CORRUGATED 90-GHZ PLATELET HORN ARRAY

Feedhorns direct energy from free space onto our detectors. Corrugated horns have tighter beam patterns, reduced sidelobes, and lower losses and polarization crosstalk than smooth-walled horns, but are harder to fabricate because of the need for more difficult machining and electroforming processes. Corrugated horns can also be manufactured in platelet arrays, with tilts built into the horns by offsetting the plate layers. It is possible to manufacture arrays of horns inexpensively by machining the plates individually and stacking them together. No diffusion bonding or gold plating has been necessary to achieve performance comparable to electroformed gold-plated silver corrugated horns from unplated cartridge brass shim stock and sheet metal. These tilted platelet horns have unusual beam patterns where the exit main lobe angle is empirically about 5/8ths of the tilt of the platelet horn with an 8 degree tilt in the platelet horn.

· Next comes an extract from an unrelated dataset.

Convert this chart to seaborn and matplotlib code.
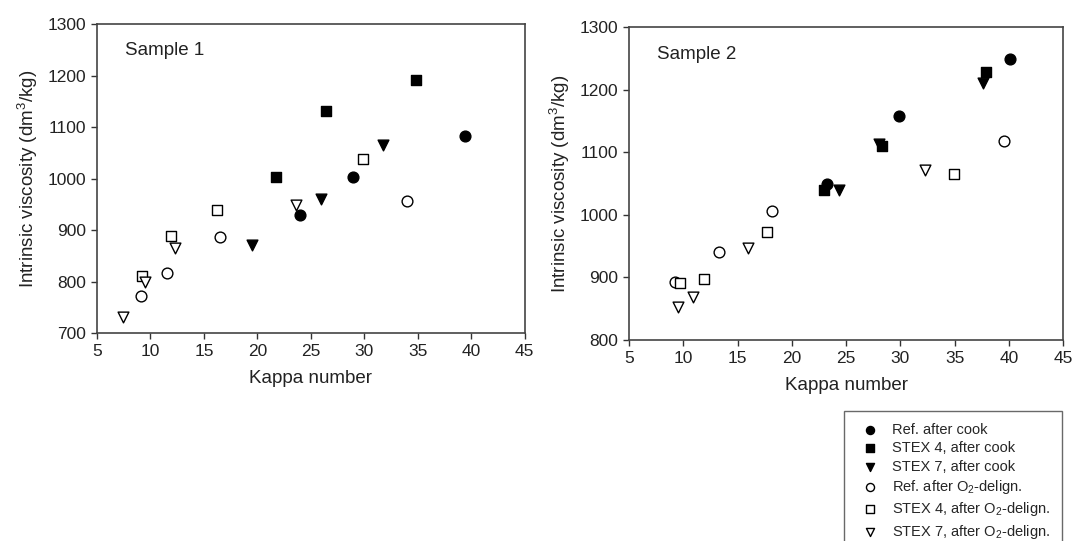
import matplotlib
matplotlib.use('Agg')
import matplotlib.pyplot as plt
import seaborn as sns
import pandas as pd

# Sample 1 (Kappa number, intrinsic viscosity)
s1_ref_cook_x = [24.0, 28.9, 39.4]
s1_ref_cook_y = [929, 1003, 1082]
s1_stex4_cook_x = [21.7, 26.4, 34.8]
s1_stex4_cook_y = [1003, 1131, 1192]
s1_stex7_cook_x = [19.5, 25.9, 31.7]
s1_stex7_cook_y = [871, 961, 1065]
s1_ref_o2_x = [9.1, 11.5, 16.5, 34.0]
s1_ref_o2_y = [772, 816, 886, 957]
s1_stex4_o2_x = [9.2, 11.9, 16.2, 29.9]
s1_stex4_o2_y = [811, 888, 939, 1037]
s1_stex7_o2_x = [7.4, 9.5, 12.3, 23.6]
s1_stex7_o2_y = [732, 800, 866, 948]

# Sample 2
s2_ref_cook_x = [23.2, 29.9, 40.1]
s2_ref_cook_y = [1050, 1159, 1249]
s2_stex4_cook_x = [23.0, 28.3, 37.9]
s2_stex4_cook_y = [1040, 1110, 1229]
s2_stex7_cook_x = [24.3, 28.0, 37.6]
s2_stex7_cook_y = [1040, 1113, 1211]
s2_ref_o2_x = [9.2, 13.3, 18.2, 39.5]
s2_ref_o2_y = [893, 941, 1006, 1119]
s2_stex4_o2_x = [9.7, 11.9, 17.7, 34.9]
s2_stex4_o2_y = [891, 897, 972, 1065]
s2_stex7_o2_x = [9.5, 10.9, 16.0, 32.3]
s2_stex7_o2_y = [852, 868, 947, 1072]

series_names = ['Ref. after cook', 'STEX 4, after cook', 'STEX 7, after cook',
                'Ref. after O$_2$-delign.', 'STEX 4, after O$_2$-delign.',
                'STEX 7, after O$_2$-delign.']
markers = ['o', 's', 'v', 'o', 's', 'v']
filled = [True, True, True, False, False, False]

sample1 = [(s1_ref_cook_x, s1_ref_cook_y), (s1_stex4_cook_x, s1_stex4_cook_y),
           (s1_stex7_cook_x, s1_stex7_cook_y), (s1_ref_o2_x, s1_ref_o2_y),
           (s1_stex4_o2_x, s1_stex4_o2_y), (s1_stex7_o2_x, s1_stex7_o2_y)]
sample2 = [(s2_ref_cook_x, s2_ref_cook_y), (s2_stex4_cook_x, s2_stex4_cook_y),
           (s2_stex7_cook_x, s2_stex7_cook_y), (s2_ref_o2_x, s2_ref_o2_y),
           (s2_stex4_o2_x, s2_stex4_o2_y), (s2_stex7_o2_x, s2_stex7_o2_y)]

sns.set_style('white')
plt.rcParams['font.family'] = ['Liberation Sans', 'DejaVu Sans']
plt.rcParams['mathtext.fontset'] = 'custom'
plt.rcParams['mathtext.rm'] = 'Liberation Sans'
plt.rcParams['mathtext.it'] = 'Liberation Sans'

fig = plt.figure(figsize=(10.72, 5.41), dpi=100)
ax1 = fig.add_axes([0.0905, 0.3845, 0.399, 0.571])
ax2 = fig.add_axes([0.5868, 0.3715, 0.405, 0.578])

text_color = '#222222'

def draw(ax, data, ylim, yticks, title):
    for (xs, ys), name, m, f in zip(data, series_names, markers, filled):
        df = pd.DataFrame({'kappa': xs, 'visc': ys})
        sns.scatterplot(data=df, x='kappa', y='visc', ax=ax, marker=m, s=60,
                        color='black' if f else 'white', edgecolor='black',
                        linewidth=1.0, label=name, legend=False, zorder=3)
    ax.set_xlim(5, 45)
    ax.set_xticks(range(5, 46, 5))
    ax.set_ylim(*ylim)
    ax.set_yticks(yticks)
    ax.set_xlabel('Kappa number', fontsize=13.5, color=text_color, labelpad=8)
    ax.set_ylabel('Intrinsic viscosity (dm$^3$/kg)', fontsize=13.5, color=text_color, labelpad=5)
    ax.tick_params(axis='both', direction='out', length=4, width=1.0, labelsize=12.5,
                   colors='#333333', labelcolor=text_color, bottom=True, left=True, pad=4)
    for sp in ax.spines.values():
        sp.set_color('#444444')
        sp.set_linewidth(1.2)
    ax.text(0.065, 0.9, title, transform=ax.transAxes, fontsize=13.5, color=text_color)

draw(ax1, sample1, (700, 1300), range(700, 1301, 100), 'Sample 1')
draw(ax2, sample2, (800, 1300), range(800, 1301, 100), 'Sample 2')

handles, labels = ax1.get_legend_handles_labels()
leg = fig.legend(handles, labels, loc='upper left', bbox_to_anchor=(0.787, 0.240),
                 fontsize=10.5, frameon=True, fancybox=False, edgecolor='#444444',
                 handletextpad=0.5, labelspacing=0.3, borderpad=0.8, markerscale=0.75,
                 borderaxespad=0)
leg.get_frame().set_linewidth(1.0)

fig.savefig('out.png', dpi=100)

The sidelobes are also affected a bit, with the secondary lobes moving in unison with resect to the main lobe and the one that moves closer to the main lobe being amplified and the one moving away from the main lobe being suppressed. This is in the coordinate frame of the main lobe. This may be important to experiments attempting to measure polarized signals like CMB polarization experiments.